Rabu (7/6/2017) siang, pelajar SMP itu terbaring lemah di kamar kelas utama ruang bedah Rumah Sakit Umum Daerah Prof DR M Ali Hanafiah, Kota Batusangkar, Kabupaten Tanah Datar. Selang infus menancap di pergelangan tangannya. Wajahnya terlihat pucat dengan sejumlah luka gores.

Dua paman Yandri, Radesman (28) dan Budi Utomo (35), setia menemani. "Kondisinya sudah lebih baik. Namun, dia masih trauma. Setiap terbangun, dia menangis dan bercerita tentang pengalaman saat ditinggal sendiri di puncak Marapi. Kami berharap dia segera pulih," kata Radesman.

Yandri yang berasal dari Pulau Inggu, Kecamatan Benai, Kabupaten Kuantan Singingi, Riau, adalah korban terakhir yang selamat dari erupsi Marapi, Minggu (4/6) pagi. Saat erupsi pertama Marapi, Yandri bersama 15 temannya tengah berada di puncak Marapi.

Terpisah

Menurut Muhammad Rizki (21) dari Mapala Universitas Andalas yang turut melakukan evakuasi, saat erupsi, Yandri terpisah dari rombongan. Yandri berlari ke arah bibir kawah, sedangkan temannya berlari ke arah jalur pendakian Simabur, Kecamatan Pariangan, Tanah Datar.
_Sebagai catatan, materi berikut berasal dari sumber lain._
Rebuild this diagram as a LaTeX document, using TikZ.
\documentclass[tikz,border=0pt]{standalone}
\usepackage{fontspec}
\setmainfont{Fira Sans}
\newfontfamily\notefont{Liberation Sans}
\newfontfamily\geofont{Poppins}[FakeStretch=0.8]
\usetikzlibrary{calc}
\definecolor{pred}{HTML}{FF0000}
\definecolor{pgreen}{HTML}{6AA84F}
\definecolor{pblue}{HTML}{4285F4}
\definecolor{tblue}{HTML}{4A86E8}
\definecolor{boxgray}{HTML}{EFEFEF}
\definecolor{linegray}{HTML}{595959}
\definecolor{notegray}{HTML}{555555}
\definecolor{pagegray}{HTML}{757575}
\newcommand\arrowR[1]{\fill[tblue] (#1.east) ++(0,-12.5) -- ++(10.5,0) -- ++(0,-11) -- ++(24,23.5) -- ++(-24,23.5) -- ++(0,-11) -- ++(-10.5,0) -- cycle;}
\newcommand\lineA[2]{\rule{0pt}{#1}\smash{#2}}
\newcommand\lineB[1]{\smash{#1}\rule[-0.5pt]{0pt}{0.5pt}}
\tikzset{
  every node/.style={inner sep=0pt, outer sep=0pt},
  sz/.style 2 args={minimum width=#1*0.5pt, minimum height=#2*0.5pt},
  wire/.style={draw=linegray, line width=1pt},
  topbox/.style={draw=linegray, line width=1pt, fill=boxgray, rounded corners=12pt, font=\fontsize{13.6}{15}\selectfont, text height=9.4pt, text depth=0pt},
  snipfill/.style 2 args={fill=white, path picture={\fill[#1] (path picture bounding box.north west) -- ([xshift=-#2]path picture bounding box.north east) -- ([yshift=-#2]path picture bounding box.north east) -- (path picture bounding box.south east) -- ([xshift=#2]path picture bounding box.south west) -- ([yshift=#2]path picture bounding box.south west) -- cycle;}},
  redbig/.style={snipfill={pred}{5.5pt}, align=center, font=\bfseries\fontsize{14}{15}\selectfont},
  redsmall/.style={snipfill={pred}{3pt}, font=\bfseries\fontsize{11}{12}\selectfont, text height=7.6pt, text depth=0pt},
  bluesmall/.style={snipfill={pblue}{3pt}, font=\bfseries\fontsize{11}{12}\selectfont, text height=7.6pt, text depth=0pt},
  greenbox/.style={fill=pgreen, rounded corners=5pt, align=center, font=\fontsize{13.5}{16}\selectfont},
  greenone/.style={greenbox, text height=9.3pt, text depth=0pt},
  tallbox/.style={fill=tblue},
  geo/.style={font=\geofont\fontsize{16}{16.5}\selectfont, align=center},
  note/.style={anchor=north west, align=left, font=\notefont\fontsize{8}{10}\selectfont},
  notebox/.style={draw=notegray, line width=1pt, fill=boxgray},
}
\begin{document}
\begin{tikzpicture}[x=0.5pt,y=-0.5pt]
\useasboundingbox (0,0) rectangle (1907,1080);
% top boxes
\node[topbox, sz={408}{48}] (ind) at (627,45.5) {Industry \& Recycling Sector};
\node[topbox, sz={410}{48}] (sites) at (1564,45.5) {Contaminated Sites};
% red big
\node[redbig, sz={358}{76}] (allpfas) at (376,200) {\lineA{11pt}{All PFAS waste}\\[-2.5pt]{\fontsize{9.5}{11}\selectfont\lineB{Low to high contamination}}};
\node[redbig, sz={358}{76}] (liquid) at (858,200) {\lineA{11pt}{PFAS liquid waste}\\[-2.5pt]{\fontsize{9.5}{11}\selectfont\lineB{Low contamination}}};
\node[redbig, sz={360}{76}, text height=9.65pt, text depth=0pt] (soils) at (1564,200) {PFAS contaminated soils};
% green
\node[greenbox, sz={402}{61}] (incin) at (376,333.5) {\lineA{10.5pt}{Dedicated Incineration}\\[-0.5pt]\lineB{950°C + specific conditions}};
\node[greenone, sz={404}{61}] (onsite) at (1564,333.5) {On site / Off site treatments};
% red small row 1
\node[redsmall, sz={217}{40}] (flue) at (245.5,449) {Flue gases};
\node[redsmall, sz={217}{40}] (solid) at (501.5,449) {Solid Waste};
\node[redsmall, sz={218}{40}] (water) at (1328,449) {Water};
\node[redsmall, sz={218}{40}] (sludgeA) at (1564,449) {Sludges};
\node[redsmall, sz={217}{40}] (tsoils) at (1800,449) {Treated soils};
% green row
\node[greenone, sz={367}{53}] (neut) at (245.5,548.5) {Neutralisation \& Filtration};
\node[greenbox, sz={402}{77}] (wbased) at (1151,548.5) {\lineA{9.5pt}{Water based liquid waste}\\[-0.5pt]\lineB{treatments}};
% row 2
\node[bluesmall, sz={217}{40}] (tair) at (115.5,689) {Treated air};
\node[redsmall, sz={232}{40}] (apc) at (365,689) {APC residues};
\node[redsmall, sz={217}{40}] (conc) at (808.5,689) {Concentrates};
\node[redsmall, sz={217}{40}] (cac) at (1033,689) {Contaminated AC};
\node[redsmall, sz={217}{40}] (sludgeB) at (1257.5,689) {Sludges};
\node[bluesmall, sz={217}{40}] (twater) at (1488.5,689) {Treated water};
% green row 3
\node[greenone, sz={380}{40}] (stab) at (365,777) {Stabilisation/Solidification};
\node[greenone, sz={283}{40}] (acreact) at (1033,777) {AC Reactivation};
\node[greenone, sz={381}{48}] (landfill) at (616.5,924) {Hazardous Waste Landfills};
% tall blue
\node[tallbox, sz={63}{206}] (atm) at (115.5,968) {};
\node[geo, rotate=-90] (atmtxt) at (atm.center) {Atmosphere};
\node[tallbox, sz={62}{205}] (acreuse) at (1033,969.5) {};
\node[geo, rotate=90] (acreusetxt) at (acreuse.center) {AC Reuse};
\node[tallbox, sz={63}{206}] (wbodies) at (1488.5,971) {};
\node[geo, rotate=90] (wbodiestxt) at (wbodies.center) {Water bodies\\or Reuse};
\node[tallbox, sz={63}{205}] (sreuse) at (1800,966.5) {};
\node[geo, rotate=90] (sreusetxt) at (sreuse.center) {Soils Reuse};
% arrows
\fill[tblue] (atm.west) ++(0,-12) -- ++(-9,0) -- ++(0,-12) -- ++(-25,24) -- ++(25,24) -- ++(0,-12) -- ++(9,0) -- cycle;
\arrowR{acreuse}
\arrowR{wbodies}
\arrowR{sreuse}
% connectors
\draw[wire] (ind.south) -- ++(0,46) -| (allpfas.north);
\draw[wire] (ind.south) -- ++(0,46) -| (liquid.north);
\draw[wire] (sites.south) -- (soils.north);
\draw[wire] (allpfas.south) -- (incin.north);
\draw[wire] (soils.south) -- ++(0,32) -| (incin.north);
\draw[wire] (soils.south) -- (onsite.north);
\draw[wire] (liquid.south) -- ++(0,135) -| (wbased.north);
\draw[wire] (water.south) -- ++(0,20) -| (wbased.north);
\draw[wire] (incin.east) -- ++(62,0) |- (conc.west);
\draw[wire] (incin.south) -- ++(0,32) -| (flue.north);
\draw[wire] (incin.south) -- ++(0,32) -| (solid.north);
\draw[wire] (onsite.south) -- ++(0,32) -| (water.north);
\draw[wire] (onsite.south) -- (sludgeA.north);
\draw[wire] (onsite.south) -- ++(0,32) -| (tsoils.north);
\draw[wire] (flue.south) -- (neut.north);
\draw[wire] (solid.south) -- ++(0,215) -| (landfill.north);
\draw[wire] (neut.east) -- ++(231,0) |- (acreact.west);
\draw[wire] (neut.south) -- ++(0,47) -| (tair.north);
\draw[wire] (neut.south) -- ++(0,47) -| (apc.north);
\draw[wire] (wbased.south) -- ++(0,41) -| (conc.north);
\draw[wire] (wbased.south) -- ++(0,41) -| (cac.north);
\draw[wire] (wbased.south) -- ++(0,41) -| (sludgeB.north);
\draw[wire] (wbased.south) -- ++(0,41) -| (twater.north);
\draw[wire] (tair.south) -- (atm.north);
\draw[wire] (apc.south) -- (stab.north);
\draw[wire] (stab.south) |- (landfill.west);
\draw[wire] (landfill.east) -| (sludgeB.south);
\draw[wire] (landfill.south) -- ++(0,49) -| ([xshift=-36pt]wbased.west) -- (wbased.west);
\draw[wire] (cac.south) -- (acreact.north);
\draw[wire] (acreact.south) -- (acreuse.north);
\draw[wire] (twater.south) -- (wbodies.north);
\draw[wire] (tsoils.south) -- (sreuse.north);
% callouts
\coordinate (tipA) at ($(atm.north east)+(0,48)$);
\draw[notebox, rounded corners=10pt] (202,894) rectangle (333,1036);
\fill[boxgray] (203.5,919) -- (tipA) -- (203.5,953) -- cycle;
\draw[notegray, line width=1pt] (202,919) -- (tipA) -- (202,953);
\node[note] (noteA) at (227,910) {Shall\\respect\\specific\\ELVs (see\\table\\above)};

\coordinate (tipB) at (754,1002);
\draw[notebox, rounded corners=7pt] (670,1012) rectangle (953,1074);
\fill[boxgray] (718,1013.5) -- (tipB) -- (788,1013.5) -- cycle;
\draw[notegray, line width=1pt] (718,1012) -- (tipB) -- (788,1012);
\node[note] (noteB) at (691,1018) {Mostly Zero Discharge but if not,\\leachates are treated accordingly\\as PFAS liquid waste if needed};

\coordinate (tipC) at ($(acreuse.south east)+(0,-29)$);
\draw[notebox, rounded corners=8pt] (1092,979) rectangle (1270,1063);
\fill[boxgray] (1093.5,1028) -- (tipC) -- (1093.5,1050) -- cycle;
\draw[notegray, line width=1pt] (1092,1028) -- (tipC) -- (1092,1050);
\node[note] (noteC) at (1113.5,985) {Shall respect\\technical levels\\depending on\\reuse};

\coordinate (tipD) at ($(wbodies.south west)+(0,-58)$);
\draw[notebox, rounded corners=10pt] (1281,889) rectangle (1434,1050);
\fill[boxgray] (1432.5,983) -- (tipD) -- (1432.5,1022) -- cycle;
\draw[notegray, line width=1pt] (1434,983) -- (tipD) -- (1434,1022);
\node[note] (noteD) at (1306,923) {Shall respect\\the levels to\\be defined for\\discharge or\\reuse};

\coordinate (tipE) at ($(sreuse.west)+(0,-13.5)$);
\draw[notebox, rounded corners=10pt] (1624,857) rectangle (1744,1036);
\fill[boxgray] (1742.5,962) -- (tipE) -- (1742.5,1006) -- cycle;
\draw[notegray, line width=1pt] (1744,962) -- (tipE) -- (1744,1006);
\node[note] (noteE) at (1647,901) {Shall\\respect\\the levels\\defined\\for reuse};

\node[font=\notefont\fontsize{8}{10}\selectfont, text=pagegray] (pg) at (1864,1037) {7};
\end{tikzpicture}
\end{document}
Sadar dirinya terpisah, Yandri berusaha menyusul teman-temannya. Sayangnya, erupsi kembali terjadi. Yandri pun terjatuh ke lembah sedalam 3 meter yang berjarak 2 kilometer dari kawah. Situasi panik ditambah hujan abu vulkanik membuat temannya tidak bisa kembali untuk menyelamatkannya.

Tujuh pendaki berhasil turun dengan selamat, Minggu malam. Mereka terpisah dari sembilan pendaki lain, termasuk Yandri. Para pendaki yang berhasil turun syok berat dan tak bicara saat tiba di pintu masuk Marapi.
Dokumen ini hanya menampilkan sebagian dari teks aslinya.